Oh and someone email people like this as well.
http://www.cookielaw.org/
They will love the good news
May 1st, 2012 at 10:20 am
The ICC have been working on this for a lot longer than 2 months,
May 2nd, 2012 at 10:49 pm
The ICO is still to issue robust advice on Analytics Cookies, but to say “So, no opt-in required.” is NOT good legal advice… its a wait and see game at the moment.
I too have a guide avaialable for the last few months, although mine is more of an FAQ style guide.
http://www.marcliron.co.uk/free-eu-cookie-report.html
-Marc
May 3rd, 2012 at 11:18 am
@marc – we are very specifically NOT providing legal advice. We are simply reporting the guidance from the ICC. I think it is reasonably safe to say that the ICO wants website owners to concentrate their main efforts on advertising tracking cookies.
I also point out that the ICO mandarin welcomed the guide and did not contradict it.
It’s frankly ludicrous that a third party had to step in when the body responsible for policing the regulations has singularly failed to provide clear guidance as the end of the moratorium approaches.
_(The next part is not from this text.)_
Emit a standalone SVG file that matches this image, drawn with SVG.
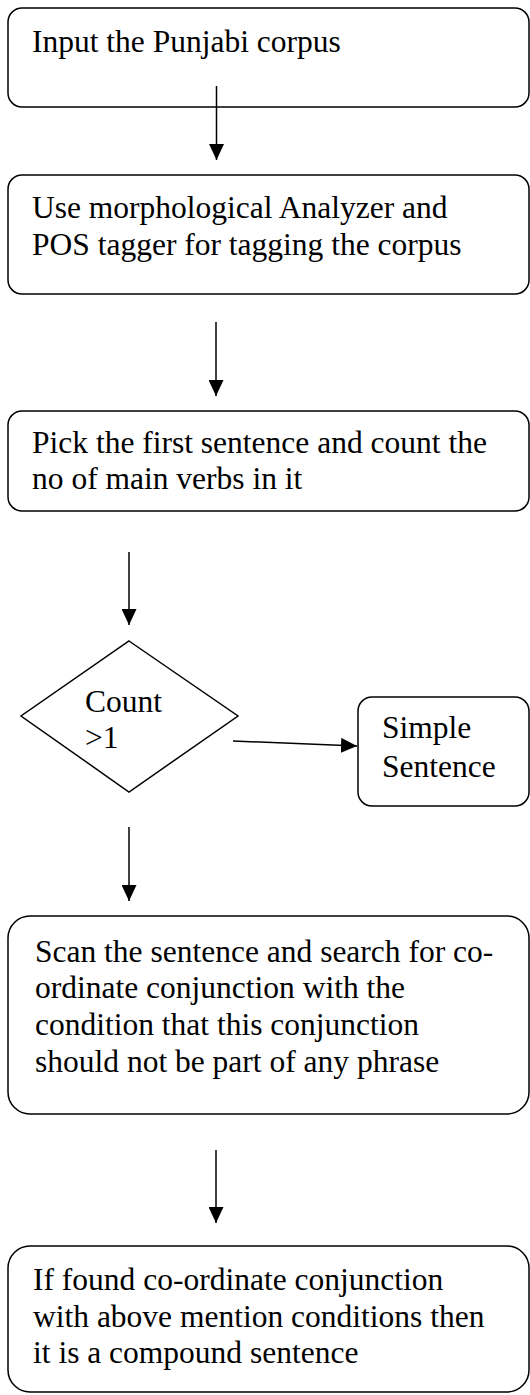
<svg xmlns="http://www.w3.org/2000/svg" width="530" height="1395" viewBox="0 0 530 1395">
<style>
.box{fill:#fff;stroke:#000;stroke-width:1.5}
.t{font-family:'Liberation Serif','Times New Roman',serif;font-size:31.5px;fill:#000}
.c{stroke:#000;stroke-width:1.5;fill:none}
</style>
<defs>
<marker id="ah" viewBox="0 0 16 15" refX="16" refY="7.5" markerWidth="16" markerHeight="15" markerUnits="userSpaceOnUse" orient="auto">
<path d="M0,0 L16,7.5 L0,15 Z" fill="#000"/>
</marker>
</defs>
<rect width="530" height="1395" fill="#fff"/>
<g id="n1">
<rect class="box" x="8" y="8" width="521" height="99" rx="14"/>
<text class="t" x="32" y="52">Input the Punjabi corpus</text>
</g>
<g id="n2">
<rect class="box" x="8" y="175" width="521" height="119" rx="14"/>
<text class="t" x="32" y="218">Use morphological Analyzer and</text>
<text class="t" x="32" y="255">POS tagger for tagging the corpus</text>
</g>
<g id="n3">
<rect class="box" x="8" y="411" width="521" height="100" rx="14"/>
<text class="t" x="32" y="453">Pick the first sentence and count the</text>
<text class="t" x="32" y="489">no of main verbs in it</text>
</g>
<g id="n4">
<polygon class="box" points="129,641 238,716 129,792 21,716"/>
<text class="t" x="85" y="712">Count</text>
<text class="t" x="85" y="748">&gt;1</text>
</g>
<g id="n5">
<rect class="box" x="358" y="697" width="171" height="109" rx="14"/>
<text class="t" x="382" y="738">Simple</text>
<text class="t" x="382" y="777">Sentence</text>
</g>
<g id="n6">
<rect class="box" x="8" y="916" width="521" height="198" rx="22"/>
<text class="t" x="35" y="962">Scan the sentence and search for co-</text>
<text class="t" x="35" y="998">ordinate conjunction with the</text>
<text class="t" x="35" y="1035">condition that this conjunction</text>
<text class="t" x="35" y="1072">should not be part of any phrase</text>
</g>
<g id="n7">
<rect class="box" x="8" y="1246" width="521" height="146" rx="22"/>
<text class="t" x="33" y="1290">If found co-ordinate conjunction</text>
<text class="t" x="33" y="1327">with above mention conditions then</text>
<text class="t" x="33" y="1363">it is a compound sentence</text>
</g>
<g id="connectors">
<line class="c" x1="216.5" y1="86" x2="216.5" y2="160" marker-end="url(#ah)"/>
<line class="c" x1="216" y1="322" x2="216" y2="396" marker-end="url(#ah)"/>
<line class="c" x1="129" y1="552" x2="129" y2="625" marker-end="url(#ah)"/>
<line class="c" x1="233" y1="741" x2="357" y2="746" marker-end="url(#ah)"/>
<line class="c" x1="129" y1="827" x2="129" y2="901" marker-end="url(#ah)"/>
<line class="c" x1="216" y1="1150" x2="216" y2="1223" marker-end="url(#ah)"/>
</g>
</svg>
It’s as if they want to fix the law through the courts.
May 3rd, 2012 at 11:45 am
What about the various Social Media buttons & plugins etc.? How should website operators deal with the “privacy” aspects of these?
For example, presumably anyone who is logged into Facebook will be tracked when visiting an external website which contains Facebook features?
Who is responsible for gaining consent or warning the web visitor: Facebook.com or the external website?
May 3rd, 2012 at 2:22 pm
And what about Super Cookies/Flash Cookies/LSOs!
‘Delete cookies’ doesn’t touch them.
May 11th, 2012 at 3:05 pm
If a user opts NOT to accept cookies when visiting my site, how do I remember this fact so that I don’t continually pester them by asking them on each page change? Shall I store it in a cookie ??